Return only the lines from the top of the data down to the one that holds "76 * years.length]);", both included, without any pictures.

- [Entries with chart source code]
....

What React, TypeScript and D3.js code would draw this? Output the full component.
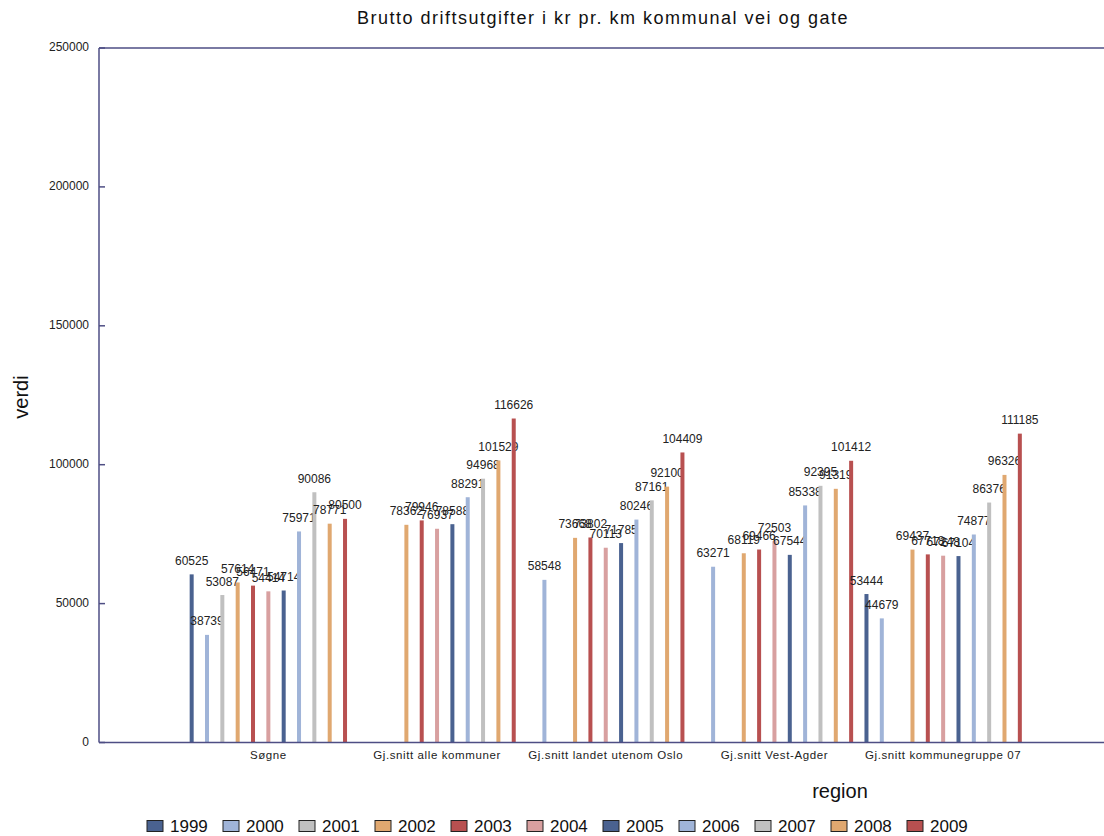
import React from "react";
import * as d3 from "d3";

const title = "Brutto driftsutgifter i kr pr. km kommunal vei og gate";
const years = ["1999", "2000", "2001", "2002", "2003", "2004", "2005", "2006", "2007", "2008", "2009"];
const regions = [
  "Søgne",
  "Gj.snitt alle kommuner",
  "Gj.snitt landet utenom Oslo",
  "Gj.snitt Vest-Agder",
  "Gj.snitt kommunegruppe 07",
];
const soegne = [60525, 38739, 53087, 57614, 56471, 54414, 54714, 75971, 90086, 78771, 80500];
const alleKommuner = [null, null, null, 78362, 79946, 76937, 78588, 88291, 94968, 101529, 116626];
const landetUtenomOslo = [null, 58548, null, 73668, 73802, 70113, 71785, 80246, 87161, 92100, 104409];
const vestAgder = [null, 63271, null, 68119, 69466, 72503, 67544, 85338, 92395, 91319, 101412];
const kommunegruppe07 = [53444, 44679, null, 69437, 67718, 67248, 67104, 74877, 86376, 96326, 111185];
const yTicks = [0, 50000, 100000, 150000, 200000, 250000];
const yearColors = [
  "#4a6290", "#a0b4d8", "#c0c0c0", "#e0a870", "#b85050", "#d8a0a0",
  "#4a6290", "#a0b4d8", "#c0c0c0", "#e0a870", "#b85050",
];

const seriesByRegion: (number | null)[][] = [soegne, alleKommuner, landetUtenomOslo, vestAgder, kommunegruppe07];

export default function App() {
  const W = 1104, H = 836;
  const left = 99, right = 1104, top = 48, bottom = 742.5;
  const axisColor = "#4e4e84";
  const font = "'Liberation Sans', Arial, sans-serif";

  const y = d3.scaleLinear().domain([0, 250000]).range([bottom, top]);
  const x0 = d3.scaleBand<string>().domain(regions).range([184, 1027.5]).padding(0);
  const x1 = d3.scaleBand<string>().domain(years).range([0, x0.bandwidth()]).padding(0);
  const barW = 4;
  const legendX = d3.scaleBand<string>().domain(years).range([147, 147 + 76 * years.length]);

  return (
    <svg width={W} height={H} style={{ position: "absolute", left: 0, top: 0, background: "#fff" }} fontFamily={font}>
      <rect x={0} y={0} width={W} height={H} fill="#fff" />
      <text x={603} y={24} textAnchor="middle" fontSize={18} letterSpacing={1.5} fill="#111">{title}</text>

      {/* y tick labels and ticks */}
      {yTicks.map((t) => (
        <g key={t}>
          <text x={89} y={y(t) - 1} dy="0.35em" textAnchor="end" fontSize={12} fill="#222">{t}</text>
          <line x1={left} x2={left + 6} y1={y(t)} y2={y(t)} stroke={axisColor} strokeWidth={1.5} />
        </g>
      ))}

      {/* bars */}
      {regions.map((r, ri) =>
        years.map((yr, yi) => {
          const v = seriesByRegion[ri][yi];
          if (v == null) return null;
          const cx = (x0(r) as number) + (x1(yr) as number) + x1.bandwidth() / 2;
          return (
            <g key={r + yr}>
              <rect x={cx - barW / 2} y={y(v)} width={barW} height={bottom - y(v)} fill={yearColors[yi]} />
              <text x={cx} y={y(v) - 9.5} textAnchor="middle" fontSize={12} fill="#222">{v}</text>
            </g>
          );
        })
      )}

      {/* axes lines */}
      <line x1={left} x2={left} y1={top} y2={bottom} stroke={axisColor} strokeWidth={1.5} />
      <line x1={left} x2={right} y1={top} y2={top} stroke={axisColor} strokeWidth={1.5} />
      <line x1={left} x2={right} y1={bottom} y2={bottom} stroke={axisColor} strokeWidth={1.5} />

      {/* category labels */}
      {regions.map((r) => (
        <text key={r} x={(x0(r) as number) + x0.bandwidth() / 2} y={759} textAnchor="middle" fontSize={11.5} letterSpacing={0.6} fill="#222">{r}</text>
      ))}

      <text x={840} y={798} textAnchor="middle" fontSize={20} fill="#111">region</text>
      <text transform={`translate(28,397) rotate(-90)`} textAnchor="middle" fontSize={20} fill="#111">verdi</text>

      {/* legend */}
      {years.map((yr, i) => {
        const lx = legendX(yr) as number;
        return (
          <g key={yr}>
            <rect x={lx} y={820.5} width={16} height={11} fill={yearColors[i]} stroke="#222" strokeWidth={1} />
            <text x={lx + 23} y={831.5} fontSize={17} fill="#111">{yr}</text>
          </g>
        );
      })}
    </svg>
  );
}
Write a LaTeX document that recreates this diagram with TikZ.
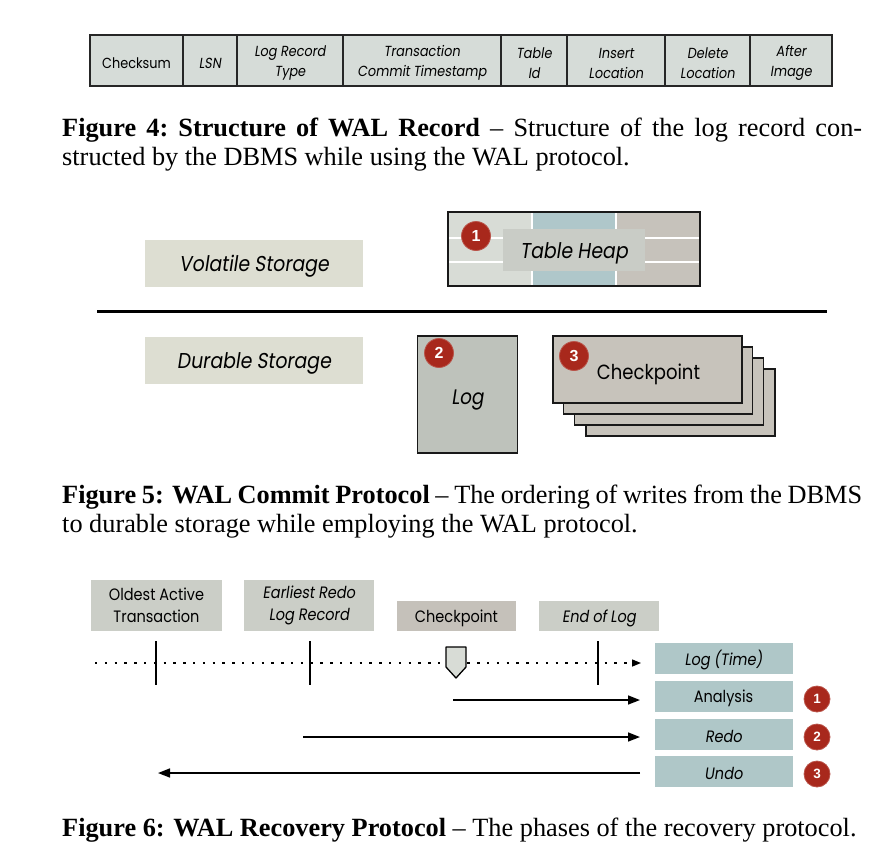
\documentclass[tikz,border=0pt]{standalone}
\usepackage{fontspec}
\setmainfont{Liberation Serif}
\newfontfamily\fut[FakeStretch=0.88]{Poppins}
\newfontfamily\futo[FakeStretch=0.88,FakeSlant=0.15]{Poppins}
\newfontfamily\badgefont{Liberation Sans}
\usetikzlibrary{arrows.meta,shapes.geometric}
\newcommand\lowertxt[2]{\raisebox{-#1}[\height][\depth]{#2}}
\definecolor{cellc}{HTML}{D6DCD8}
\definecolor{paleg}{HTML}{DDDED2}
\definecolor{heapL}{HTML}{D8DCD6}
\definecolor{heapM}{HTML}{AFC7CA}
\definecolor{heapR}{HTML}{C6C2BB}
\definecolor{heapLab}{HTML}{C9CCC6}
\definecolor{logc}{HTML}{BEC2BB}
\definecolor{ckc}{HTML}{C7C3BB}
\definecolor{labg}{HTML}{CBCEC7}
\definecolor{labw}{HTML}{C5C1BA}
\definecolor{bluec}{HTML}{AFC7C8}
\definecolor{redc}{HTML}{A8281C}
\definecolor{markc}{HTML}{D8DCD6}
\tikzset{
  cellbox/.style={draw=black!85, line width=1.4pt, fill=cellc, inner sep=0pt, minimum height=51pt},
  cellt/.style={inner sep=0pt, align=center, yshift=-2.5pt, font=\futo\fontsize{14.6}{20}\selectfont},
  cellu/.style={cellt, font=\fut\fontsize{14.6}{20}\selectfont},
  palebox/.style={fill=paleg, inner sep=0pt, minimum width=218pt, minimum height=47pt,
    font=\futo\fontsize{21.5}{24}\selectfont},
  card/.style={draw=black!90, line width=1.6pt, fill=ckc, minimum width=189pt, minimum height=67pt, inner sep=0pt},
  badge/.style={circle, fill=redc, draw=redc!80!white, line width=0.8pt, text=white, inner sep=0pt,
    minimum size=29pt, font=\badgefont\bfseries\fontsize{16}{16}\selectfont},
  badgesm/.style={badge, minimum size=26pt, font=\badgefont\bfseries\fontsize{13.5}{13.5}\selectfont},
  lab/.style={fill=labg, inner sep=0pt, align=center, font=\futo\fontsize{16.5}{21.5}\selectfont},
  phase/.style={fill=bluec, inner sep=0pt, minimum width=138pt, minimum height=31pt,
    font=\futo\fontsize{16.5}{18}\selectfont},
  arr/.style={line width=1.5pt, -{Triangle[length=12pt,width=9pt]}},
  tick/.style={line width=1.5pt},
  capt/.style={inner sep=0pt, anchor=base west, font=\fontsize{26.3}{29}\selectfont}
}
\begin{document}
\begin{tikzpicture}[x=1pt,y=-1pt]
\useasboundingbox (0,0) rectangle (886,852);
\fill[white] (0,0) rectangle (886,852);
% ---------- Figure 4 ----------
\node[cellbox, minimum width=93pt, label={[cellu]center:Checksum}] (c1) at (136.5,60.5) {};
\node[cellbox, minimum width=54pt, label={[cellt]center:LSN}] (c2) at (210,60.5) {};
\node[cellbox, minimum width=106pt, label={[cellt]center:Log Record\\Type}] (c3) at (290,60.5) {};
\node[cellbox, minimum width=158pt, label={[cellt]center:Transaction\\Commit Timestamp}] (c4) at (422,60.5) {};
\node[cellbox, minimum width=66pt, label={[cellt]center:Table\\Id}] (c5) at (534,60.5) {};
\node[cellbox, minimum width=98pt, label={[cellt]center:Insert\\Location}] (c6) at (616,60.5) {};
\node[cellbox, minimum width=85pt, label={[cellt]center:Delete\\Location}] (c7) at (707.5,60.5) {};
\node[cellbox, minimum width=82pt, label={[cellt]center:After\\Image}] (c8) at (791,60.5) {};
\node[capt] (cap4a) at (62,136) {\makebox[800pt][s]{\textbf{Figure 4:\ Structure of WAL Record} -- Structure of the log record con-}};
\node[capt] (cap4b) at (62,165) {structed by the DBMS while using the WAL protocol.};
% ---------- Figure 5 ----------
\node[palebox] (vol) at (254,263.5) {\lowertxt{3pt}{Volatile Storage}};
\node[palebox] (dur) at (254,360.5) {\lowertxt{3pt}{Durable Storage}};
\fill[heapL] (448,212) rectangle (532,286);
\fill[heapM] (532,212) rectangle (616,286);
\fill[heapR] (616,212) rectangle (700,286);
\draw[white, line width=1.3pt] (448,238) -- (700,238);
\draw[white, line width=1.3pt] (448,262) -- (700,262);
\draw[white, line width=1.3pt] (532,212) -- (532,286);
\draw[white, line width=1.3pt] (616,212) -- (616,286);
\node[fill=heapLab, minimum width=142pt, minimum height=42pt, inner sep=0pt,
  font=\futo\fontsize{21.5}{24}\selectfont] (heaplab) at (574,250) {\lowertxt{3pt}{Table Heap}};
\node[draw=black!90, line width=1.8pt, minimum width=252pt, minimum height=74pt, inner sep=0pt] (heap) at (574,249) {};
\node[badge] (b1) at (476,236) {1};
\draw[line width=3pt] (97,311) -- (827,311);
\node[draw=black!90, line width=1.6pt, fill=logc, minimum width=100pt, minimum height=117pt, inner sep=0pt,
  font=\futo\fontsize{21}{24}\selectfont] (log) at (467.5,394.5) {\lowertxt{6pt}{Log}};
\node[badge] (b2) at (439,353) {2};
\node[card] (ck4) at (680.5,402.5) {};
\node[card] (ck3) at (669,391.5) {};
\node[card] (ck2) at (658,380.5) {};
\node[card, font=\fut\fontsize{20.5}{23}\selectfont] (ck1) at (647.5,369.5) {\hspace*{2pt}\lowertxt{5pt}{Checkpoint}};
\node[badge] (b3) at (574,356) {3};
\node[capt] (cap5a) at (62,503) {\makebox[800pt][s]{\textbf{Figure 5: WAL Commit Protocol} -- The ordering of writes from the DBMS}};
\node[capt] (cap5b) at (62,532) {to durable storage while employing the WAL protocol.};
% ---------- Figure 6 ----------
\node[lab, minimum width=131pt, minimum height=51pt, font=\fut\fontsize{16.5}{21.5}\selectfont] (oldest) at (156.5,605.5) {Oldest Active\\Transaction};
\node[lab, minimum width=130pt, minimum height=51pt] (earliest) at (309,605.5) {Earliest Redo\\Log Record};
\node[lab, fill=labw, minimum width=119pt, minimum height=30pt, font=\fut\fontsize{16.5}{18}\selectfont] (ckp) at (456.5,616) {\lowertxt{2.5pt}{Checkpoint}};
\node[lab, minimum width=120pt, minimum height=30pt] (eol) at (599,616) {\lowertxt{2.5pt}{End of Log}};
\coordinate (t0) at (95,663);
\coordinate (t1) at (641,663);
\draw[line width=1.4pt, dash pattern=on 2.4pt off 7.4pt, -{Triangle[length=9pt,width=7pt]}] (t0) -- (t1);
\draw[tick] (156,641) -- (156,685);
\draw[tick] (310,641) -- (310,685);
\draw[tick] (598,641) -- (598,685);
\draw[line width=1.3pt, fill=markc, line join=round] (446,647) -- (466,647) -- (466,667) -- (456,678) -- (446,667) -- cycle;
\node[phase] (ltime) at (723.5,658.5) {\lowertxt{2pt}{Log (Time)}};
\node[phase, font=\fut\fontsize{16.5}{18}\selectfont] (ana) at (723.5,696.5) {\lowertxt{2pt}{Analysis}};
\node[phase] (redo) at (723.5,734) {\lowertxt{2pt}{Redo}};
\node[phase] (undo) at (723.5,771.5) {\lowertxt{2pt}{Undo}};
\node[badgesm] (r1) at (817,699) {1};
\node[badgesm] (r2) at (817,737) {2};
\node[badgesm] (r3) at (817,774) {3};
\coordinate (aS) at (453,700);
\coordinate (aE) at (640,700);
\coordinate (rS) at (303,737);
\coordinate (rE) at (640,737);
\coordinate (uS) at (640,773);
\coordinate (uE) at (158,773);
\draw[arr] (aS) -- (aE);
\draw[arr] (rS) -- (rE);
\draw[arr] (uS) -- (uE);
\node[capt] (cap6) at (62,836) {\textbf{Figure 6: WAL Recovery Protocol} -- The phases of the recovery protocol.};
\end{tikzpicture}
\end{document}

....

- [Reply to the exercise]
What React, TypeScript and D3.js code would draw this? Output the full component.
import React from "react";
import * as d3 from "d3";

const title = "Brutto driftsutgifter i kr pr. km kommunal vei og gate";
const years = ["1999", "2000", "2001", "2002", "2003", "2004", "2005", "2006", "2007", "2008", "2009"];
const regions = [
  "Søgne",
  "Gj.snitt alle kommuner",
  "Gj.snitt landet utenom Oslo",
  "Gj.snitt Vest-Agder",
  "Gj.snitt kommunegruppe 07",
];
const soegne = [60525, 38739, 53087, 57614, 56471, 54414, 54714, 75971, 90086, 78771, 80500];
const alleKommuner = [null, null, null, 78362, 79946, 76937, 78588, 88291, 94968, 101529, 116626];
const landetUtenomOslo = [null, 58548, null, 73668, 73802, 70113, 71785, 80246, 87161, 92100, 104409];
const vestAgder = [null, 63271, null, 68119, 69466, 72503, 67544, 85338, 92395, 91319, 101412];
const kommunegruppe07 = [53444, 44679, null, 69437, 67718, 67248, 67104, 74877, 86376, 96326, 111185];
const yTicks = [0, 50000, 100000, 150000, 200000, 250000];
const yearColors = [
  "#4a6290", "#a0b4d8", "#c0c0c0", "#e0a870", "#b85050", "#d8a0a0",
  "#4a6290", "#a0b4d8", "#c0c0c0", "#e0a870", "#b85050",
];

const seriesByRegion: (number | null)[][] = [soegne, alleKommuner, landetUtenomOslo, vestAgder, kommunegruppe07];

export default function App() {
  const W = 1104, H = 836;
  const left = 99, right = 1104, top = 48, bottom = 742.5;
  const axisColor = "#4e4e84";
  const font = "'Liberation Sans', Arial, sans-serif";

  const y = d3.scaleLinear().domain([0, 250000]).range([bottom, top]);
  const x0 = d3.scaleBand<string>().domain(regions).range([184, 1027.5]).padding(0);
  const x1 = d3.scaleBand<string>().domain(years).range([0, x0.bandwidth()]).padding(0);
  const barW = 4;
  const legendX = d3.scaleBand<string>().domain(years).range([147, 147 + 76 * years.length]);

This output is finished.